Di livello ben superiore era per fortuna la parte musicale. Sir Simon Rattle ha ripetuto sul podio della London Symphony Orchestra, la compagine della quale sarà Music Director sino al 2023 per poi assumere la guida della Symphonieorchester des Bayerischen Rundfunks, la stupenda interpretazione che avevo ascoltato all’ Osterfestspiele di Baden-Baden cinque anni fa. Dal direttore di Liverpool io ho ascoltato anche notevolissime esecuzioni del Parsifal, sempre a Baden-Baden, e della Walküre a München, e non tempo di sbilanciarmi definendolo uno tra gli interpreti wagneriani più autorevoli della nostra epoca. Rispetto all’ edizione di Baden-Baden, la sua visione dell’ opera mi sembra aver guadagnato in intensità drammatica e urgenza teatrale, pur conservando le caratteristiche di precisione analitica e squisita ricerca coloristica che ne costituiscono l’ aspetto principale. A tutto questo l’ ex direttore dei Berliner Philharmoniker aggiunge una coerenza implacabile nell’ analisi strutturale che si traduce in atmosfere sonore di una violenza quasi espressionistica, come accade per esempio nelle celebri pagine in 5/4 che precedono la morte di Tristan dove il vero e proprio progressivo disgregarsi della struttura armonica è stato realizzato con un’ evidenza che poche volte accade di sentire. Una grande prova di un grandissimo direttore, che tale è e resta Sir Simon Rattle a dispetto di certa critica, soprattutto italiana, che ama farne l’ oggetto di brontolii e ironie da quattro soldi.

All’ altezza della situazione è stata anche la compagnia di canto. Il cinquantatreenne tenore australiano Stuart Skelton appariva molto più in forma rispetto alla Walküre monacense e con la sua voce robusta regge senza incertezze la pesante tessitura del ruolo di Tristan, uscendo indenne anche dal terribile terzo atto. Nina Stemme è una tra le Isolde di riferimento nella nostra epoca e anche qui la sua interpretazione è stata ammirevole per intensità di fraseggio e di azione scenica, a dispetto di qualche smagliatura timbrica nel settore acuto dovuta all’ avanzare dell’ età. Anche Franz-Josef Selig ha una voce che suona ormai parecchio usurata, ma l’ interprete è ancora in grado di sottolineare con efficacia l’ amarezza di König Marke quando si accorge di essere stato tradito da quello che considerava il suo migliore amico.
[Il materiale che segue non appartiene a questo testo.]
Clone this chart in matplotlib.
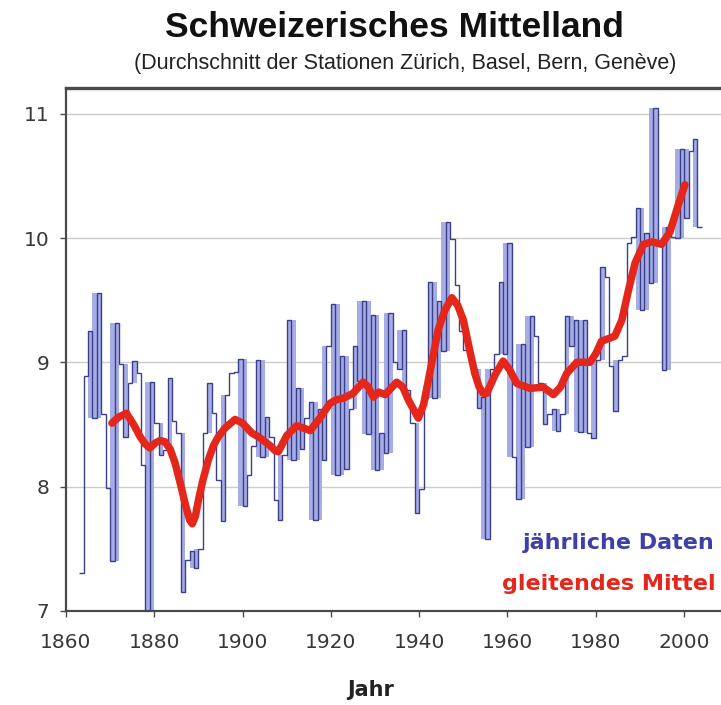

Jamie Barton, trentanovenne mezzosoprano nativa degli Stati Uniti, impersonava una Brangäne con taglio di capelli in stile punk e tatuaggi sulle braccia, vocalmente comunque molto efficace. Buona anche la prova del baritono austriaco Josef Wagner, che ha tratteggiato un Kurwenal giovanile, gagliardo e ricco di umanità. Il pubblico, che riempiva al completo il Grand Théâtre de Provence, splendida costruzione dell’ architetto italiano Vittorio Gregotti inaugurata nel 2007, era anch’ esso un bello spettacolo da vedere: è stata davvero una gioia rivedere finalmente una sala piena di spettatori entusiasti, che hanno tributato un caloroso successo a tutti gli interpreti.